The task
Find the lines below that contain the string "matplotlib". Copy each one.

Supplied data

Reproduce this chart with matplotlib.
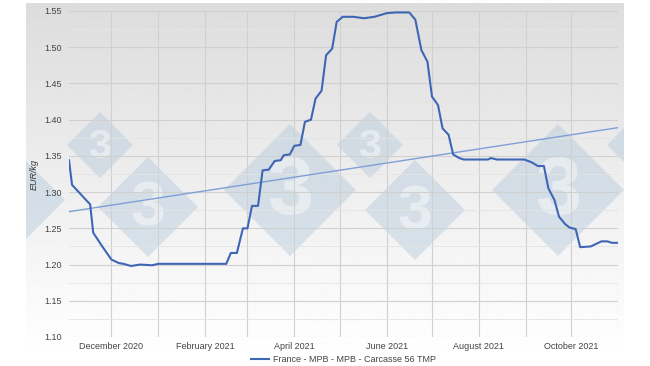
import numpy as np
import pandas as pd
import matplotlib
matplotlib.use("Agg")
import matplotlib.pyplot as plt
import matplotlib.dates as mdates
from matplotlib.patches import Polygon

plt.rcParams['font.family'] = ['Liberation Sans', 'DejaVu Sans']

# precio cerdo Francia (MPB), EUR/kg
fechas = ["2020-11-03", "2020-11-05", "2020-11-17", "2020-11-19", "2020-11-25",
          "2020-12-01", "2020-12-06", "2020-12-09", "2020-12-14", "2020-12-20",
          "2020-12-28", "2021-01-01", "2021-02-15", "2021-02-18", "2021-02-22",
          "2021-02-26", "2021-03-01", "2021-03-04", "2021-03-08", "2021-03-11",
          "2021-03-15", "2021-03-19", "2021-03-23", "2021-03-25", "2021-03-29",
          "2021-04-01", "2021-04-05", "2021-04-08", "2021-04-12", "2021-04-15",
          "2021-04-19", "2021-04-22", "2021-04-26", "2021-04-29", "2021-05-03",
          "2021-05-10", "2021-05-17", "2021-05-24", "2021-06-01", "2021-06-07",
          "2021-06-16", "2021-06-20", "2021-06-24", "2021-06-28", "2021-07-01",
          "2021-07-05", "2021-07-08", "2021-07-12", "2021-07-15", "2021-07-19",
          "2021-07-22", "2021-08-07", "2021-08-09", "2021-08-13", "2021-08-31",
          "2021-09-05", "2021-09-09", "2021-09-13", "2021-09-16", "2021-09-20",
          "2021-09-23", "2021-09-27", "2021-09-30", "2021-10-04", "2021-10-07",
          "2021-10-14", "2021-10-17", "2021-10-21", "2021-10-25", "2021-10-28",
          "2021-11-01"]
precios = [1.344, 1.310, 1.283, 1.244, 1.225,
           1.207, 1.202, 1.201, 1.198, 1.200,
           1.199, 1.201, 1.201, 1.216, 1.216,
           1.250, 1.250, 1.281, 1.281, 1.330,
           1.331, 1.343, 1.344, 1.351, 1.352,
           1.364, 1.365, 1.397, 1.400, 1.429,
           1.440, 1.489, 1.498, 1.535, 1.542,
           1.542, 1.540, 1.542, 1.547, 1.548,
           1.548, 1.538, 1.496, 1.480, 1.432,
           1.420, 1.388, 1.379, 1.352, 1.347,
           1.345, 1.345, 1.347, 1.345, 1.345,
           1.341, 1.336, 1.336, 1.305, 1.289,
           1.266, 1.256, 1.251, 1.249, 1.224,
           1.225, 1.228, 1.232, 1.232, 1.230,
           1.230]
# linea de tendencia (inicio y fin)
tendencia = [1.273, 1.389]
serie = "France - MPB - MPB - Carcasse 56 TMP"

fechas = pd.to_datetime(fechas)

fig = plt.figure(figsize=(6.5, 3.66), dpi=100)

# fondo gris degradado
bg = fig.add_axes([26/650, 1 - 356/366, (624-26)/650, (356-3)/366], zorder=0)
grad = np.linspace(0.865, 1.0, 256).reshape(-1, 1)
bg.imshow(grad, aspect='auto', cmap='gray', vmin=0, vmax=1,
          extent=[0, 1, 0, 1], origin='upper')
bg.axis('off')

ax = fig.add_axes([69/650, 1 - 337/366, (618-69)/650, (337-11)/366], zorder=1)
ax.patch.set_alpha(0)

# marcas de agua (rombos con "3")
wm = fig.add_axes([26/650, 1 - 356/366, (624-26)/650, (356-3)/366], zorder=0.5)
wm.set_xlim(26, 624)
wm.set_ylim(356, 3)
wm.axis('off')
for cx, cy, r in [(100, 145, 33), (148, 207, 50), (290, 190, 66), (370, 145, 33),
                  (415, 210, 50), (558, 190, 66), (640, 145, 33), (10, 200, 55)]:
    wm.add_patch(Polygon([(cx, cy - r), (cx + r, cy), (cx, cy + r), (cx - r, cy)],
                         closed=True, facecolor='#b4c9dc', alpha=0.45, lw=0,
                         joinstyle='round'))
    if 40 < cx < 610:
        wm.text(cx, cy + r * 0.05, "3", ha='center', va='center', color='white',
                alpha=0.45, fontsize=r * 0.9, fontweight='bold')

ax.plot(fechas, precios, color='#3f66b5', lw=1.5, zorder=3, label=serie)
ax.plot([fechas[0], fechas[-1]], tendencia, color='#7f9fd6', lw=1.0, zorder=2)

ax.set_xlim(pd.Timestamp("2020-11-03"), pd.Timestamp("2021-11-01"))
ax.set_ylim(1.10, 1.55)
ax.set_yticks(np.arange(1.10, 1.551, 0.05))
ax.set_yticks(np.arange(1.125, 1.55, 0.05), minor=True)
ax.yaxis.set_major_formatter(plt.FormatStrFormatter('%.2f'))

ax.xaxis.set_major_locator(mdates.MonthLocator(bymonth=[12, 2, 4, 6, 8, 10]))
ax.xaxis.set_minor_locator(mdates.MonthLocator())
ax.xaxis.set_major_formatter(mdates.DateFormatter('%B %Y'))

ax.grid(True, which='major', color='#d0d0d0', lw=0.8)
ax.grid(True, which='minor', axis='x', color='#d0d0d0', lw=0.8)
ax.grid(True, which='minor', axis='y', color='#e4e4e4', lw=0.6)
ax.tick_params(which='both', length=0, labelsize=6.5, colors='#444444', pad=5)
ax.tick_params(axis='x', pad=3.5)
for s in ax.spines.values():
    s.set_visible(False)

ax.set_ylabel('EUR/kg', fontsize=6.5, style='italic', color='#333333', labelpad=4)

ax.legend(loc='upper center', bbox_to_anchor=(0.5, -0.04), frameon=False,
          fontsize=6.5, handlelength=2.0, handletextpad=0.4, labelcolor='#444444',
          borderpad=0.1)

fig.savefig('out.png', dpi=100)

Answer for the task
Reproduce this chart with matplotlib.
import matplotlib
matplotlib.use("Agg")
import matplotlib.pyplot as plt
import matplotlib.dates as mdates
from matplotlib.patches import Polygon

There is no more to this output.